§ Given instruction: Copy exactly the lines from the one containing "Give me the matplotlib source for this chart." through the one containing "vz = np.arange(-9.5, 10, 1.0)", both included, and leave out any pictures.

§ Excerpted data:
>>
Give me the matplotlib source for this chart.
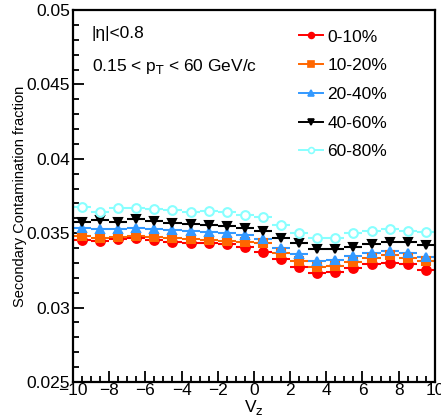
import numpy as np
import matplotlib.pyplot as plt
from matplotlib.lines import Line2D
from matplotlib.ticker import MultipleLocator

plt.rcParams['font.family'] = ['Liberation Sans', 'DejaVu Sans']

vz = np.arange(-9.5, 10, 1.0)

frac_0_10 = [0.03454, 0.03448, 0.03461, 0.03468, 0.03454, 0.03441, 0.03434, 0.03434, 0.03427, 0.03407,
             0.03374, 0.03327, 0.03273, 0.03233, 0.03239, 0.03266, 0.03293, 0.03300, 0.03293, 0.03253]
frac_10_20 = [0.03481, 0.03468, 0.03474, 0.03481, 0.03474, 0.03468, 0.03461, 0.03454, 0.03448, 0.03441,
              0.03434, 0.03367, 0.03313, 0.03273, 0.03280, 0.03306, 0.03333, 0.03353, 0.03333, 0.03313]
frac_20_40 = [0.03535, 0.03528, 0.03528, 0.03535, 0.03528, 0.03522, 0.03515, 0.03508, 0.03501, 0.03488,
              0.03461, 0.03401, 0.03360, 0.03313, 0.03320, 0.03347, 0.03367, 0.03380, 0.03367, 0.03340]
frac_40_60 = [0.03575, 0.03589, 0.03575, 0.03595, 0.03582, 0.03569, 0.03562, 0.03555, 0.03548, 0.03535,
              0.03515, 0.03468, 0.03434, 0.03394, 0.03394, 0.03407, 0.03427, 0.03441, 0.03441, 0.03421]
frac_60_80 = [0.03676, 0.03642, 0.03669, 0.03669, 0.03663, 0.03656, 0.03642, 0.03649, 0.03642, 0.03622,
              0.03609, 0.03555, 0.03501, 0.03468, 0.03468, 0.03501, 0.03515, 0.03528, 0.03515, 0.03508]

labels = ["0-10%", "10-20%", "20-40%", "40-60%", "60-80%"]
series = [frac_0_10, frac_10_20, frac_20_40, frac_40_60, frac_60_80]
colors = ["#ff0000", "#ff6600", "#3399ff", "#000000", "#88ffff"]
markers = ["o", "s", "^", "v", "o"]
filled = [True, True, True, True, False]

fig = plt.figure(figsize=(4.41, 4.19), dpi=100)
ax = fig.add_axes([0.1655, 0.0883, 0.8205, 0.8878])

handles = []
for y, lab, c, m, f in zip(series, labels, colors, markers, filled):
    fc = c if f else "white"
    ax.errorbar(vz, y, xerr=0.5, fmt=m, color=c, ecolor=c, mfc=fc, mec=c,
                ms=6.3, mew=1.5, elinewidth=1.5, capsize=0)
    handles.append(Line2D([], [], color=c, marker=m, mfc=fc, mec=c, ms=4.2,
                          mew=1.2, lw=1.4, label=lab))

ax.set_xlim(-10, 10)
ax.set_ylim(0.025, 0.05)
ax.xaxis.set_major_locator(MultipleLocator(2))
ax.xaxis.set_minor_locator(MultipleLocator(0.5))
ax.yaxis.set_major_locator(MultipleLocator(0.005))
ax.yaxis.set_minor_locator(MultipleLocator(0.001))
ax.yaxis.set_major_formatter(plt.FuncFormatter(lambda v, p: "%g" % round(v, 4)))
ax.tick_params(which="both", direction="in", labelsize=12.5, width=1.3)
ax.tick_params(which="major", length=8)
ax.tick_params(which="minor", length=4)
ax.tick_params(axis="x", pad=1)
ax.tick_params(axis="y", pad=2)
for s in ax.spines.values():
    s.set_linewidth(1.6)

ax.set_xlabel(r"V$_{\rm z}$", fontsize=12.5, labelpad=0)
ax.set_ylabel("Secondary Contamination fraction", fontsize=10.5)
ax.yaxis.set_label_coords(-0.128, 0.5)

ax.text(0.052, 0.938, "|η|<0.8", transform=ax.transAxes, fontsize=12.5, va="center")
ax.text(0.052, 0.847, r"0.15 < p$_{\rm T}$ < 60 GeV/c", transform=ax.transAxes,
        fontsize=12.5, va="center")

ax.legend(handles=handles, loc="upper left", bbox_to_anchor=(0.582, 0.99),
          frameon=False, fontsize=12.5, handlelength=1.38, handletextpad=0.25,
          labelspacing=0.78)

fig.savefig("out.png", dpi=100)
<<
>>
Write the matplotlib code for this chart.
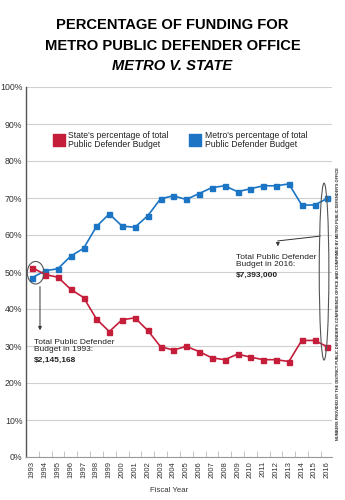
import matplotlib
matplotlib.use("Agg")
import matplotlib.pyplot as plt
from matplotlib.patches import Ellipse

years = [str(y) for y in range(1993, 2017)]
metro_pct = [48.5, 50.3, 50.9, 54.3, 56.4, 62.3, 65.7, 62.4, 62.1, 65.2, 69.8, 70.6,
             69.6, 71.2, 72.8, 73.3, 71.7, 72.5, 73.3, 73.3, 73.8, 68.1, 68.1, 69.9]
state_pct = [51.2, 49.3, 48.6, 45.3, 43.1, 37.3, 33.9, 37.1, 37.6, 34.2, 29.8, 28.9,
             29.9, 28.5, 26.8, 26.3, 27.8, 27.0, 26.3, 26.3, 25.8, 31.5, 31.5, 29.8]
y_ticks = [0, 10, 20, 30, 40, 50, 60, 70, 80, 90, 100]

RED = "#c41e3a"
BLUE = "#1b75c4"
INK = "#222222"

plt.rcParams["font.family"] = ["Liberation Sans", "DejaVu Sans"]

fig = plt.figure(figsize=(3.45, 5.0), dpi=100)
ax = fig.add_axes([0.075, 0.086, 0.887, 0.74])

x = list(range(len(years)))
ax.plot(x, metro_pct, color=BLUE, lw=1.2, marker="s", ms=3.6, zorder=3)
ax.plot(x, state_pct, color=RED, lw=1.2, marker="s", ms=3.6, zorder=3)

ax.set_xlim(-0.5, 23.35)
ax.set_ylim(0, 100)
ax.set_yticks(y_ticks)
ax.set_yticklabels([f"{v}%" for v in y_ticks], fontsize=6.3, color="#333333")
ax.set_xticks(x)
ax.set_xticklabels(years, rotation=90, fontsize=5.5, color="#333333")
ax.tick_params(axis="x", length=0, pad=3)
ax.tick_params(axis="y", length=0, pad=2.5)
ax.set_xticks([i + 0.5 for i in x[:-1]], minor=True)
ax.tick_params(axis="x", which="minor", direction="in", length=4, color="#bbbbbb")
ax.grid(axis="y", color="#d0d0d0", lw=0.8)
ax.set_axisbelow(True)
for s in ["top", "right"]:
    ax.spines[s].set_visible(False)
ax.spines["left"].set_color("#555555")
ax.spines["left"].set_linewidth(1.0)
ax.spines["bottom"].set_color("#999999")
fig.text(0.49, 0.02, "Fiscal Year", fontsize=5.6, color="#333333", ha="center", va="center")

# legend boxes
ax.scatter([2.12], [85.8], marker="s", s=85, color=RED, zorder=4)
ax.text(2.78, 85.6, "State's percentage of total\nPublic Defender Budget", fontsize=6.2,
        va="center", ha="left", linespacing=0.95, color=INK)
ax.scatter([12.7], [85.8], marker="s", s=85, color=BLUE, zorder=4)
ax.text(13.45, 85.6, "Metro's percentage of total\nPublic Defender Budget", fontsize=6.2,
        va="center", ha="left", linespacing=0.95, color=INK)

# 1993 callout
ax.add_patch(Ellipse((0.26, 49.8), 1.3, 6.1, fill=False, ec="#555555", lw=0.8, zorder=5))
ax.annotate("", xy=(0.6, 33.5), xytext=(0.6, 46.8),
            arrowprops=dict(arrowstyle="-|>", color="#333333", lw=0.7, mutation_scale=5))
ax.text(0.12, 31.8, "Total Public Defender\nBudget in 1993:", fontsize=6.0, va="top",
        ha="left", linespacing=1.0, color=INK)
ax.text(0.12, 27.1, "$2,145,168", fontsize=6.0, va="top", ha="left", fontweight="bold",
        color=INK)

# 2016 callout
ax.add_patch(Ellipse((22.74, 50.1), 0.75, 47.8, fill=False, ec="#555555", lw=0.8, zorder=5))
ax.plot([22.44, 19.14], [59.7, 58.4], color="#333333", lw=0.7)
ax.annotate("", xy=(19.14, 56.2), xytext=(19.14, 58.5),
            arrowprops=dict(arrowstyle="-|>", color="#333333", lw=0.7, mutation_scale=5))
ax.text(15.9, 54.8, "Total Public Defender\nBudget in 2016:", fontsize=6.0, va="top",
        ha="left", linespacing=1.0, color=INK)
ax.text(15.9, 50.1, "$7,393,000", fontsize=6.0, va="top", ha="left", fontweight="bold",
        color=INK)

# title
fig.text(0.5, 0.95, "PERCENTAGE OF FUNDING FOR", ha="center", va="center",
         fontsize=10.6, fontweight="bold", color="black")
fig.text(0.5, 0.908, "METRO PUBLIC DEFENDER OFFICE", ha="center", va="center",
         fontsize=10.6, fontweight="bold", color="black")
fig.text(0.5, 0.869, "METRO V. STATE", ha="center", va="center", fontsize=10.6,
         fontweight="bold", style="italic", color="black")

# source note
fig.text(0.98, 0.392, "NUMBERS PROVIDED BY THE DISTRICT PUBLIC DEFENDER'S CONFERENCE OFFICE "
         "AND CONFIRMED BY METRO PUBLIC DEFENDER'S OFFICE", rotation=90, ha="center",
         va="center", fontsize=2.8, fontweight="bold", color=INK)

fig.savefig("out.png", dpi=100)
<<
>>
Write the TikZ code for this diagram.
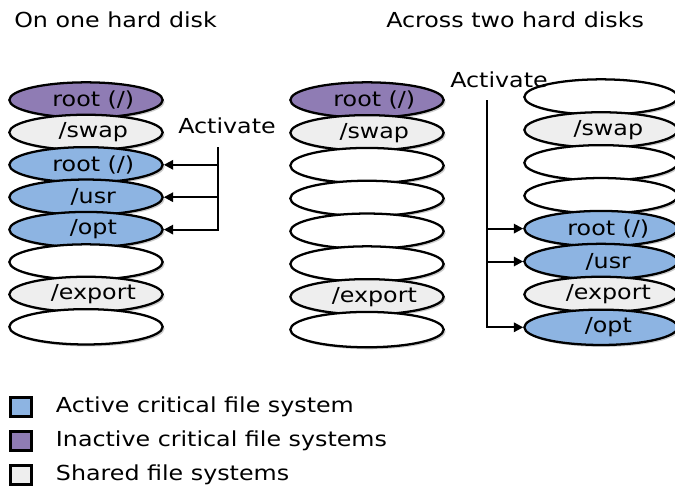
<<
§ Worked solution:
Give me the matplotlib source for this chart.
import numpy as np
import matplotlib.pyplot as plt
from matplotlib.lines import Line2D
from matplotlib.ticker import MultipleLocator

plt.rcParams['font.family'] = ['Liberation Sans', 'DejaVu Sans']

vz = np.arange(-9.5, 10, 1.0)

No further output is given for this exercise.